EXERCISE
Print exactly the lines that run from the line containing "Clone this chart" to the line containing "const errorPct = [100, 0.0001];", both included, and nothing else; pictures stay out.

START

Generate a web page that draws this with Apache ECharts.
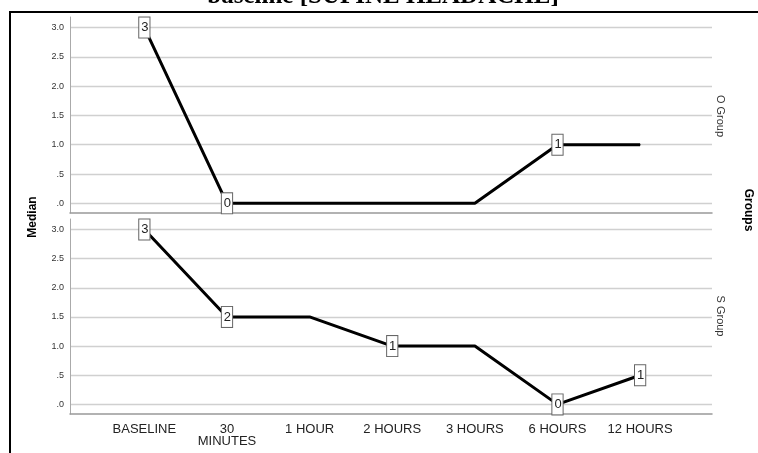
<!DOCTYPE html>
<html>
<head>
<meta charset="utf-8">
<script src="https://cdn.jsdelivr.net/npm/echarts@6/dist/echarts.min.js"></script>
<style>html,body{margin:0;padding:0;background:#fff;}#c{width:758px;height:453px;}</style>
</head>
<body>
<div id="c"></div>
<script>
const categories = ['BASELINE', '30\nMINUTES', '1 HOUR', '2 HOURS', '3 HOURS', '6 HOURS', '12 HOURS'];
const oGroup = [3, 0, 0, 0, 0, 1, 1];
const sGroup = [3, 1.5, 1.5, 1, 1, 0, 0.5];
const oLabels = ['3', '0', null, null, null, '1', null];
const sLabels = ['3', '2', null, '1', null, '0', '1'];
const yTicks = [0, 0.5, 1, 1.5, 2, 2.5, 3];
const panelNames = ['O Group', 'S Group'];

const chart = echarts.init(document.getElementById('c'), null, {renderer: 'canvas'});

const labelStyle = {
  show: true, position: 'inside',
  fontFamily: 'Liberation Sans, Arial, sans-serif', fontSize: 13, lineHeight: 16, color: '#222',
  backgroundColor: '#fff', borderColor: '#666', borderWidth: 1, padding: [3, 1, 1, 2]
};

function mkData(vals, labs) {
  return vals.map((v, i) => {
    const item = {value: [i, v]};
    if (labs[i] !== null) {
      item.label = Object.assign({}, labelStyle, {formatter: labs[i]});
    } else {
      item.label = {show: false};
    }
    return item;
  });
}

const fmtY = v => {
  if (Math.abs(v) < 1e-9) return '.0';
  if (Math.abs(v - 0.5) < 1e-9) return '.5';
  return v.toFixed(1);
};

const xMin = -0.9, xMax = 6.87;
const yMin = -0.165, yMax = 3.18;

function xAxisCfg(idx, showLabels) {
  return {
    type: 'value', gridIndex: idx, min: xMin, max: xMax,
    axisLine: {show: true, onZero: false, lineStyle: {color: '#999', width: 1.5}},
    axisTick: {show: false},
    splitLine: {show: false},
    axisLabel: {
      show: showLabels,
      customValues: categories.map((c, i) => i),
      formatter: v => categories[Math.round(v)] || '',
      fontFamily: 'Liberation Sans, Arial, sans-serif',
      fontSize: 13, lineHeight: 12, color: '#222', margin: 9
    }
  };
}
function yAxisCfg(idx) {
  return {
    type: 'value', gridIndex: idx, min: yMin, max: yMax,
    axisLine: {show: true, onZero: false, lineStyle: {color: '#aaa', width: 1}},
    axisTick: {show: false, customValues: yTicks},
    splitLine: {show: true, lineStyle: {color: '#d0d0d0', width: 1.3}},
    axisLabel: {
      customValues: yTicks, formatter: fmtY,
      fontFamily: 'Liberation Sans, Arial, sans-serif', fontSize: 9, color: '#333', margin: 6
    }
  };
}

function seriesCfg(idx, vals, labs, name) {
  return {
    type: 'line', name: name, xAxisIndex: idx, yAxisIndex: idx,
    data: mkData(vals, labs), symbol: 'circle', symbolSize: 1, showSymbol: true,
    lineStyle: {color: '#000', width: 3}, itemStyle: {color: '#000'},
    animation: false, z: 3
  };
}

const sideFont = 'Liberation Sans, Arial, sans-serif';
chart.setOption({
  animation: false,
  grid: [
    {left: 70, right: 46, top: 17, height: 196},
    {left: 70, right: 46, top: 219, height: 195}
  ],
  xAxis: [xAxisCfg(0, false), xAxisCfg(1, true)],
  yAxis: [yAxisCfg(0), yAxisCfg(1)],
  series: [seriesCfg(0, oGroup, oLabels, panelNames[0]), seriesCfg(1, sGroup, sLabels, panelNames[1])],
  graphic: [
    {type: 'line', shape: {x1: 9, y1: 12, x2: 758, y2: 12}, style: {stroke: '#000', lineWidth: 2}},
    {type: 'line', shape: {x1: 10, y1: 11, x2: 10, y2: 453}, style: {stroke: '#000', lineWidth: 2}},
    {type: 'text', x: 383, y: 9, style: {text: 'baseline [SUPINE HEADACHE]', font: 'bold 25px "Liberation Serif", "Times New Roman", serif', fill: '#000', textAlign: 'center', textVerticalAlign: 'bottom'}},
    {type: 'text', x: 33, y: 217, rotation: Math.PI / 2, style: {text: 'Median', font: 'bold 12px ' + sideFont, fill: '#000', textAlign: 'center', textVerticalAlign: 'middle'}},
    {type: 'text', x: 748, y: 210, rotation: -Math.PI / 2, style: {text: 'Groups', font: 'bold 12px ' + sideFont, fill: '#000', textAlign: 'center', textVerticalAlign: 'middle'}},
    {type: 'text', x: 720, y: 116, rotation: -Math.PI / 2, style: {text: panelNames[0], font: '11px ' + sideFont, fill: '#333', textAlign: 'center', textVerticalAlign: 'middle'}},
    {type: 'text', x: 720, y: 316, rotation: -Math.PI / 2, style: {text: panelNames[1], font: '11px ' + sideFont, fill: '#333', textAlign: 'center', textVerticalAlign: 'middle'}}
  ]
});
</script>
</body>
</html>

END
START

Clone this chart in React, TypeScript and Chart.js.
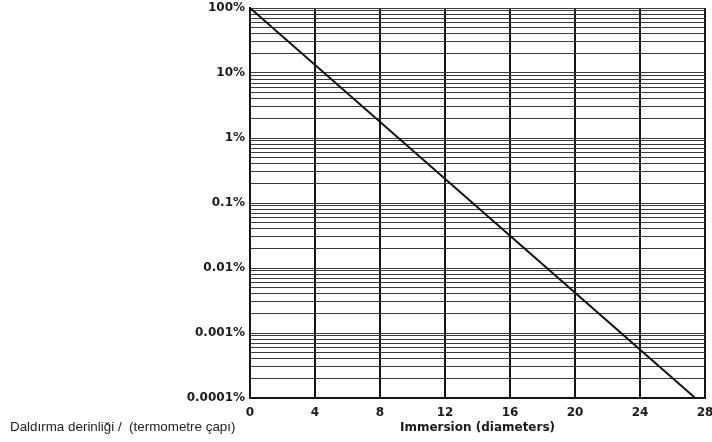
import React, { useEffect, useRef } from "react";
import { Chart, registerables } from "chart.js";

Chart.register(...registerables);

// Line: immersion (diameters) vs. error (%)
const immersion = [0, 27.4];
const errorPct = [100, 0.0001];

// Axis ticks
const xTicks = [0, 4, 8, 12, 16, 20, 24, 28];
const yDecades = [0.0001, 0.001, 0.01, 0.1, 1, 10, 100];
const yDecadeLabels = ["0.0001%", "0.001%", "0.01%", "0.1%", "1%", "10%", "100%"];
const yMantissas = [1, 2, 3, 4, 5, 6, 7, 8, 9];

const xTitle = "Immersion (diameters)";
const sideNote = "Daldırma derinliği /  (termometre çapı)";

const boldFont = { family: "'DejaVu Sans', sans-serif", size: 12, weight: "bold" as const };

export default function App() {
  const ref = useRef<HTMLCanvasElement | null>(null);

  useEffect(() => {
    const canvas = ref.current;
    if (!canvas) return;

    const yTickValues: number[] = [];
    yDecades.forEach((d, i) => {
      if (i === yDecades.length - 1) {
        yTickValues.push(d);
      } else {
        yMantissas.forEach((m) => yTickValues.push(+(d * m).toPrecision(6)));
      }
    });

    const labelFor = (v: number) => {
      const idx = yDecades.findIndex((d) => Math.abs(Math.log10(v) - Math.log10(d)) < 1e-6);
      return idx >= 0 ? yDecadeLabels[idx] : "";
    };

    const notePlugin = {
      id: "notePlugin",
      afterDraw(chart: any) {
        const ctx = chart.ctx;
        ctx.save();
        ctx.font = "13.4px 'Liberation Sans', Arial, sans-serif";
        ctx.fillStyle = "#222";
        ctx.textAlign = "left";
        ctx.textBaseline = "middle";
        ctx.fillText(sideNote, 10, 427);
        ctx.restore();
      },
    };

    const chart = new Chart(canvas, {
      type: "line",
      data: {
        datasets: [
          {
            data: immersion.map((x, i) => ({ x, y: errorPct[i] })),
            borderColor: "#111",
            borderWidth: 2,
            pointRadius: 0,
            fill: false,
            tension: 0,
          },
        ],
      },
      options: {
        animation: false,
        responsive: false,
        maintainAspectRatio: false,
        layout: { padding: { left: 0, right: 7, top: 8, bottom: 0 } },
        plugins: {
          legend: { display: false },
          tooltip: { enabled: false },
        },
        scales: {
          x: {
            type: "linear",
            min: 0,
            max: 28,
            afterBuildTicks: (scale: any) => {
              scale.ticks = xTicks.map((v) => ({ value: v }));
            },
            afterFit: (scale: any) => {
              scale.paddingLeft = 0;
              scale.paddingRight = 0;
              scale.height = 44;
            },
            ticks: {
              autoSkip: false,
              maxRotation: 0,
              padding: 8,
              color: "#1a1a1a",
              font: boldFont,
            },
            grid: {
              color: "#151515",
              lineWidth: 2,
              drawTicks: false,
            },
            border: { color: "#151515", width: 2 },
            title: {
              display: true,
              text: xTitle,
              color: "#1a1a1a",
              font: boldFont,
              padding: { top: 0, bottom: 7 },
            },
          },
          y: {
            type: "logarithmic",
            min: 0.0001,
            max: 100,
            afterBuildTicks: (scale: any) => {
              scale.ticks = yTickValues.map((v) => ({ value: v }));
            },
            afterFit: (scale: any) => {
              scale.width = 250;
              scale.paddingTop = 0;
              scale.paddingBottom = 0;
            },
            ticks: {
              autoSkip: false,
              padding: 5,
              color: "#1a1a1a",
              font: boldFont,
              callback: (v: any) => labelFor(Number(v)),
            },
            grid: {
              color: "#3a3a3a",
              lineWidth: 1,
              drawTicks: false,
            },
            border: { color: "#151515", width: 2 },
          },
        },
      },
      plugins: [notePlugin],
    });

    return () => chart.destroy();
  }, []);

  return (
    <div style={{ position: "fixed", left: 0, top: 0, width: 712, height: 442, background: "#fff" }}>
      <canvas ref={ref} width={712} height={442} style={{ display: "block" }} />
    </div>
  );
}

END

SOLUTION TO THIS PROBLEM
Clone this chart in React, TypeScript and Chart.js.
import React, { useEffect, useRef } from "react";
import { Chart, registerables } from "chart.js";

Chart.register(...registerables);

// Line: immersion (diameters) vs. error (%)
const immersion = [0, 27.4];
const errorPct = [100, 0.0001];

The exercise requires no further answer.